I read your comments on the thread about evangelical christians, and the homo
sexuals. It’s interesting to me that gay folks would be welcome in your community, right until the point they got, well, uppity. Then the doors would be barred. Just the way it is. Sorry, you know how it goes. Hope to see you at Christmas service!
Have you ever stopped to consider that the attitude you’re expressing reduces people to their genitals, and the configuration of holes they stick them into? I find this focus on genitals very strange, but it’s also puzzlingly common, so I suppose I’ll have to bow down to it. I really do think this is strange, but I do strive to meet people where they stand.
Here goes.
Sometimes I stick my fingers inside my wife’s vagina. Or, for variety, my tongue. I guess you never do the same with a lady friend? I have to admit it would be redundant for you to deploy a harness, so we'll have to let that part pass. Unless the increasingly popular pegging phenomenon is of interest to you?

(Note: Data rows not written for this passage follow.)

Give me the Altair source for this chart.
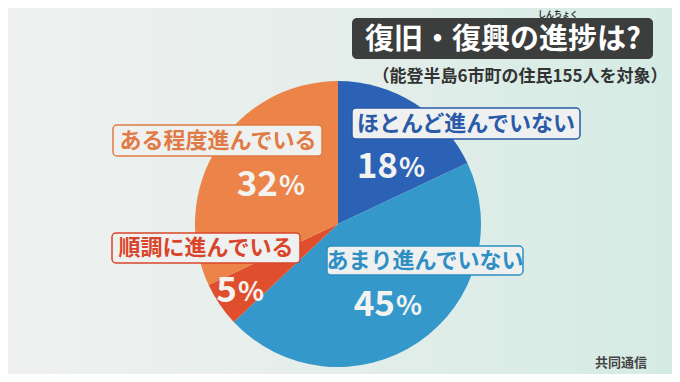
import altair as alt
import pandas as pd

# ---- data ----
categories = ["ほとんど進んでいない", "あまり進んでいない", "順調に進んでいる", "ある程度進んでいる"]
values = [18, 45, 5, 32]
colors = ["#2b62b6", "#3598cb", "#e04f2d", "#ec844a"]
title_text = "復旧・復興の進捗は?"
ruby_text = "しんちょく"
subtitle_text = "（能登半島6市町の住民155人を対象）"
source_text = "共同通信"

df = pd.DataFrame({"cat": categories, "pct": values, "idx": list(range(len(categories)))})
one = pd.DataFrame({"a": [0]})

JP = "Noto Sans CJK JP"
W, H = 664, 366
O = 8  # page margin offset


def px(v):
    return alt.value(v - O)


# background gradient
bg = alt.Chart(one).mark_rect(
    color=alt.Gradient(
        gradient="linear", x1=0, x2=1, y1=0, y2=0,
        stops=[alt.GradientStop(color="#eff1f0", offset=0),
               alt.GradientStop(color="#e6eeeb", offset=0.45),
               alt.GradientStop(color="#d4ebe3", offset=1)],
    )
).encode(x=alt.value(0), x2=alt.value(W), y=alt.value(0), y2=alt.value(H))

# pie
pie = alt.Chart(df).mark_arc(outerRadius=143).encode(
    theta=alt.Theta("pct:Q", stack=True),
    order=alt.Order("idx:Q", sort="ascending"),
    color=alt.Color("cat:N", scale=alt.Scale(domain=categories, range=colors), legend=None),
    x=px(338), y=px(224),
)


def labels(cat, color, box, center, num_right, base_y):
    base = alt.Chart(df).transform_filter(alt.datum.cat == cat)
    x0, x1, y0, y1 = box
    rect = base.mark_rect(cornerRadius=4, fill="#eff1f0", stroke=color, strokeWidth=1.5).encode(
        x=px(x0), x2=px(x1), y=px(y0), y2=px(y1))
    txt = base.mark_text(font=JP, fontWeight="bold", fontSize=22, color=color,
                         align="center", baseline="middle").encode(
        text="cat:N", x=px(center[0]), y=px(center[1]))
    num = base.mark_text(font=JP, fontWeight="bold", fontSize=35, color="#f3f3f1",
                         align="right", baseline="alphabetic").encode(
        text=alt.Text("pct:Q", format="d"), x=px(num_right), y=px(base_y + 4))
    sign = base.mark_text(font=JP, fontWeight="bold", fontSize=27, color="#f3f3f1",
                          align="left", baseline="alphabetic", text="%").encode(
        x=px(num_right + 1), y=px(base_y + 3))
    return [rect, txt, num, sign]


lab = []
lab += labels(categories[0], "#2a5aa8", (352, 580, 108, 139), (466, 124), 398, 174)
lab += labels(categories[1], "#2e8fc4", (327, 523, 246, 275), (425, 261), 395, 312)
lab += labels(categories[2], "#d9452a", (112, 300, 233, 263), (206, 248), 237, 298)
lab += labels(categories[3], "#e07b45", (113, 322, 125, 156), (218, 141), 278, 192)

title_box = alt.Chart(one).mark_rect(cornerRadius=5, fill="#3c3d3d").encode(
    x=px(352), x2=px(653), y=px(18), y2=px(59))
title = alt.Chart(one).mark_text(font=JP, fontWeight="bold", fontSize=29, color="#ffffff",
                                 align="center", baseline="middle", text=title_text).encode(
    x=px(503), y=px(40))
ruby = alt.Chart(one).mark_text(font=JP, fontWeight="bold", fontSize=8, color="#333333",
                                align="center", baseline="middle", text=ruby_text).encode(
    x=px(558), y=px(14.5))
subtitle = alt.Chart(one).mark_text(font=JP, fontWeight="bold", fontSize=17, color="#333333",
                                    align="center", baseline="middle", text=subtitle_text).encode(
    x=px(520), y=px(77))
source = alt.Chart(one).mark_text(font=JP, fontWeight="bold", fontSize=13, color="#444444",
                                  align="center", baseline="middle", text=source_text).encode(
    x=px(621), y=px(363))

chart = alt.layer(bg, pie, *lab, title_box, title, ruby, subtitle, source).properties(
    width=W, height=H, padding=0,
    autosize=alt.AutoSizeParams(type="fit", contains="padding"),
).configure_view(stroke=None)

chart.save("out.html", embed_options={"renderer": "svg", "actions": False})
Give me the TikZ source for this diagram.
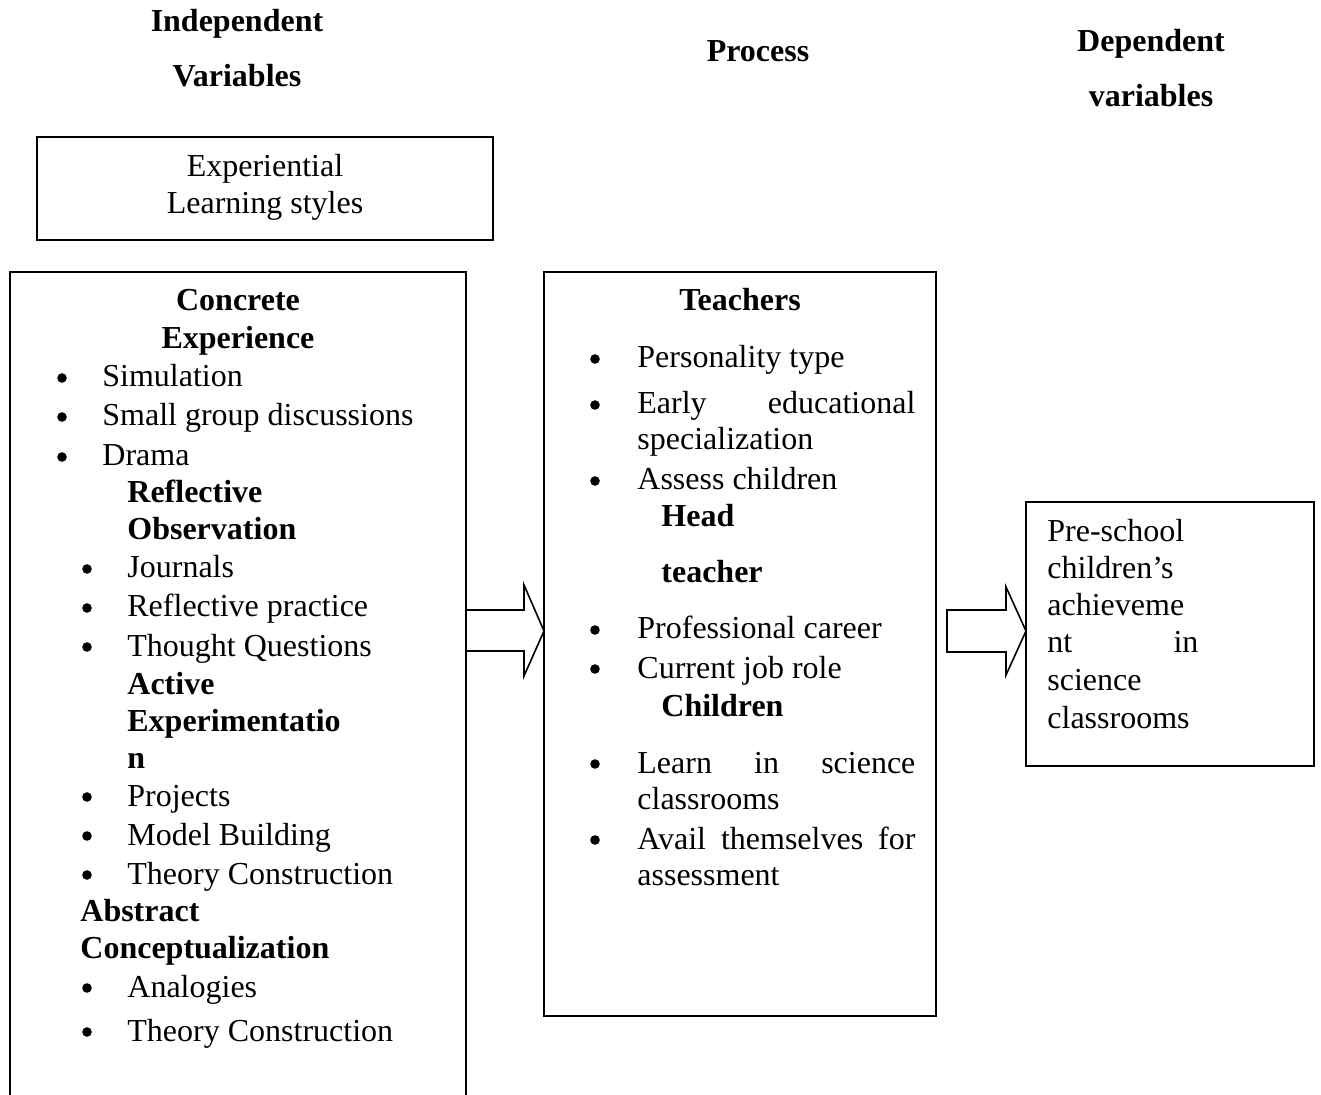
\documentclass[tikz,border=0pt]{standalone}
\usepackage{fontspec}
\setmainfont{Liberation Serif}

\begin{document}
\begin{tikzpicture}[x=0.5pt,y=-0.5pt,font=\fontsize{16}{19}\selectfont]
            \tikzstyle{box}=[draw,line width=1pt,outer sep=0pt,inner sep=0pt]
            \tikzstyle{txt}=[anchor=base west,inner sep=0pt]
            \tikzstyle{ctr}=[anchor=base,inner sep=0pt]
            \tikzstyle{dot}=[circle,fill=black,inner sep=0pt,minimum size=4.8pt]
            \tikzstyle{hd}=[inner sep=0pt,font=\fontsize{16}{19}\selectfont\bfseries]
            \tikzstyle{blockarr}=[line width=0.8pt,line join=miter]
    \useasboundingbox (0,0) rectangle (1321,1095);

    % column headings
    \node[hd,anchor=base] (indep1) at (237,32) {Independent};
    \node[hd,anchor=base] (indep2) at (237,87) {Variables};
    \node[hd,anchor=base] (proc) at (758,62) {Process};
    \node[hd,anchor=base] (dep1) at (1151,52) {Dependent};
    \node[hd,anchor=base] (dep2) at (1151,107) {variables};

    % boxes
    \node[box,minimum width=228pt,minimum height=51.5pt] (elsbox) at (265,188.5) {};
    \node[box,minimum width=228pt,minimum height=414pt] (ivbox) at (238,686) {};
    \node[box,minimum width=196pt,minimum height=372pt] (procbox) at (740,644) {};
    \node[box,minimum width=144pt,minimum height=132pt] (dvbox) at (1170,634) {};

    \node[ctr] (els1) at (265,177) {Experiential};
    \node[ctr] (els2) at (265,214) {Learning styles};

    % independent variables
    \node[hd,anchor=base] (ce) at (238,311) {Concrete};
    \node[hd,anchor=base] (ce0) at (238,349) {Experience};
    \foreach \i/\y/\t in {1/387/Simulation,2/426/Small group discussions,3/466/Drama}
      {\node[dot] (ceb\i) at (62,{\y-9}) {}; \node[txt] (ce\i) at (102,\y) {\t};}
    \node[hd,anchor=base west] (ro) at (127,503) {Reflective};
    \node[hd,anchor=base west] (ro0) at (127,540) {Observation};
    \foreach \i/\y/\t in {1/578/Journals,2/617/Reflective practice,3/656/Thought Questions}
      {\node[dot] (rob\i) at (87,{\y-9}) {}; \node[txt] (ro\i) at (127,\y) {\t};}
    \node[hd,anchor=base west] (ae) at (127,694) {Active};
    \node[hd,anchor=base west] (ae0) at (127,731) {Experimentatio};
    \node[hd,anchor=base west] (ae00) at (127,768) {n};
    \foreach \i/\y/\t in {1/806/Projects,2/845/Model Building,3/884/Theory Construction}
      {\node[dot] (aeb\i) at (87,{\y-9}) {}; \node[txt] (ae\i) at (127,\y) {\t};}
    \node[hd,anchor=base west] (ac) at (80,921) {Abstract};
    \node[hd,anchor=base west] (ac0) at (80,958) {Conceptualization};
    \foreach \i/\y/\t in {1/997/Analogies,2/1041/Theory Construction}
      {\node[dot] (acb\i) at (87,{\y-9}) {}; \node[txt] (ac\i) at (127,\y) {\t};}

    % process
    \node[hd,anchor=base] (tch) at (740,311) {Teachers};
    \foreach \i/\y in {1/368,2/414,3/490,4/639,5/678,6/773,7/849}
      \node[dot] (pb\i) at (595,{\y-9}) {};
    \node[txt] (tch1) at (637,368) {Personality type};
    \node[txt] (tch2) at (637,414) {\makebox[139pt][s]{Early educational}};
    \node[txt] (tch2a) at (637,450) {specialization};
    \node[txt] (tch3) at (637,490) {Assess children};
    \node[hd,anchor=base west] (ht) at (661,527) {Head};
    \node[hd,anchor=base west] (ht0) at (661,582) {teacher};
    \node[txt] (ht1) at (637,639) {Professional career};
    \node[txt] (ht2) at (637,678) {Current job role};
    \node[hd,anchor=base west] (chn) at (661,716) {Children};
    \node[txt] (chn1) at (637,773) {\makebox[139pt][s]{Learn in science}};
    \node[txt] (chn1a) at (637,809) {classrooms};
    \node[txt] (chn2) at (637,849) {\makebox[139pt][s]{Avail themselves for}};
    \node[txt] (chn2a) at (637,885) {assessment};

    % dependent variable
    \node[txt] (dv1) at (1047,542) {Pre-school};
    \node[txt] (dv2) at (1047,579) {children’s};
    \node[txt] (dv3) at (1047,616) {achieveme};
    \node[txt] (dv4) at (1047,653) {\makebox[75.5pt][s]{nt in}};
    \node[txt] (dv5) at (1047,690) {science};
    \node[txt] (dv6) at (1047,728) {classrooms};

    % block arrows
    \draw[blockarr] (ivbox.east |- 0,610) -| (524,585) -- (procbox.west |- 0,631)
      -- (524,676) |- (ivbox.east |- 0,651);
    \coordinate (dvtail) at (947,610);
    \draw[blockarr] (dvtail) -| (1006,587) -- (dvbox.west |- 0,631)
      -- (1006,675) |- (dvtail |- 0,652) -- cycle;
\end{tikzpicture}
\end{document}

On the man side, I have a friend who likes to insert his penis into the rectum of his husband. Generally after any head has been administered, because hygiene. No blowjobs for you? No toy box of butt sex? I mean, come on, no hand jobs even???
In the end, I have to conclude that the straight n’ narrow have pretty shitty sex. Sounds sad for you. Especially considering that when I have sex, the very foundation of society shakes. I am woman, hear me fuck.